Likewise, the US ban on exporting advanced microchips to China is unlikely to guarantee America's technological dominance in the long term unless all advanced economies commit to containing China permanently.

Efforts to gain strategic dominance over the other party only inflame bilateral tensions and bring about the lose-lose outcome of an arms race. Instead, each country should regard its national security as being adequately safeguarded when there is only a small chance that the other side could achieve victory after a first attack.

Segmenting technology competition boils down to installing guardrails against the negative spillovers of industrial policy. Every country enacts industrial policies; the US, for example, has its recent Inflation Reduction Act, the CHIPS and Science Act, tax credits for investment in research and development, National Science Foundation grants, and Defense Department procurement practices. The fact is that only a handful of countries have implemented industrial policies successfully, and even then, most of their industrial policies fail to produce the desired results.

The problem with industrial policy is that its effects can be felt beyond national borders. When a small country's industrial policy fails, it has only hurt itself. But the failed industrial policy of a large country hurts itself and its trade partners during the implementation period by lowering the price and volume of the targeted product traded in the world market.

One way to decrease the excessive risk-taking of large countries' industrial policies is to conclude a new World Trade Organization agreement banning "unfair industrial-policy practices," just as the organisation currently bans "unfair trade practices". A starting point for global negotiations would be the duration of industrial policy.

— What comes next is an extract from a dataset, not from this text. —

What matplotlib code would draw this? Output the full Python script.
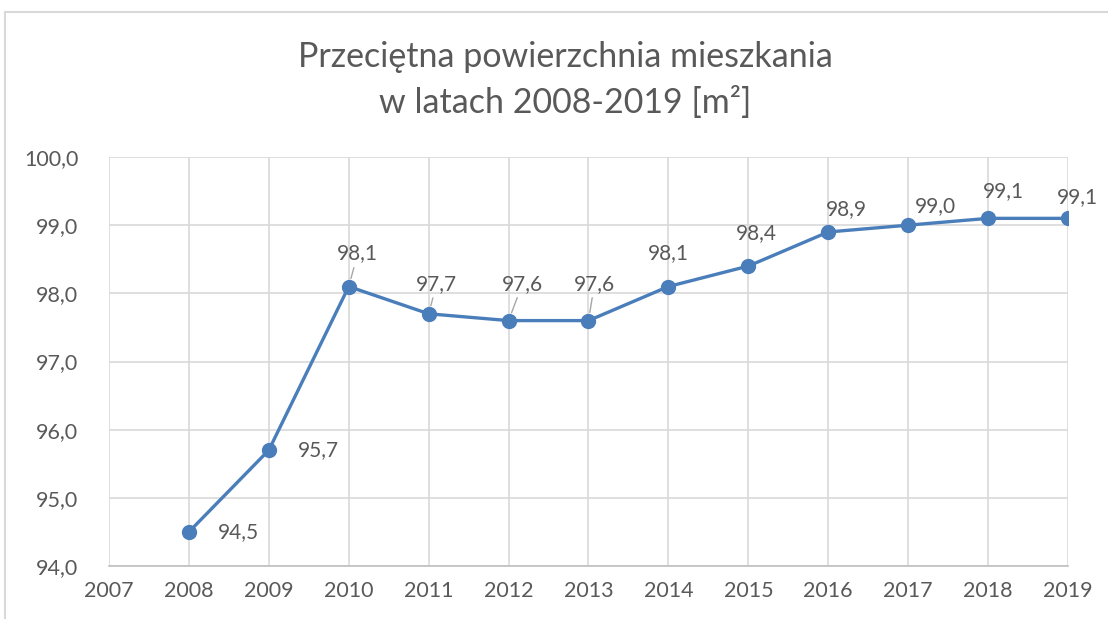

The most effective industrial policies focus on the supply side: a country will achieve better results by strengthening its capabilities than by trying to impede innovation elsewhere. The US, for example, would do better if it focused primarily on improving STEM (science, technology, engineering, and mathematics) education in high schools, incentivising domestic firms to pursue R&D, and attracting foreign talent, rather than on hindering trade, investment, and academic engagement with China.

The US and China need to rebuild mutual trust before they can forge new agreements on arms control and industrial policies. Even if both countries are ready to take a leap of faith, the first side to make a move faces the risk of rejection by the other, which would almost guarantee a serious domestic political backlash.

Asean could mitigate this risk of "unrequited love" by inviting China and the US to participate actively in the group's projects on economic development, environmental protection, and climate action. The US and China also committed to these objectives in 2015, so accepting Asean's invitation would align with their national interests and international obligations. US-China cooperation would be virtually certain to succeed because pooling the resources of China's Belt and Road Initiative and the G7's Partnership for Global Infrastructure and Investment would create huge economies of scale. Successful cooperation would lead to greater bilateral trust.

Economic interdependence does not undermine security; if anything, decoupling is far riskier. Rebuilding relations may test our creativity, but achieving greater security and prosperity for all is surely worth the effort.©2023 Project Syndicate


Wing Thye Woo, Vice President for Asia at the UN Sustainable Development Solutions Network, is Distinguished Professor Emeritus of Economics at the University of California, Davis and a research professor at Sunway University in Kuala Lumpur and Fudan University in Shanghai.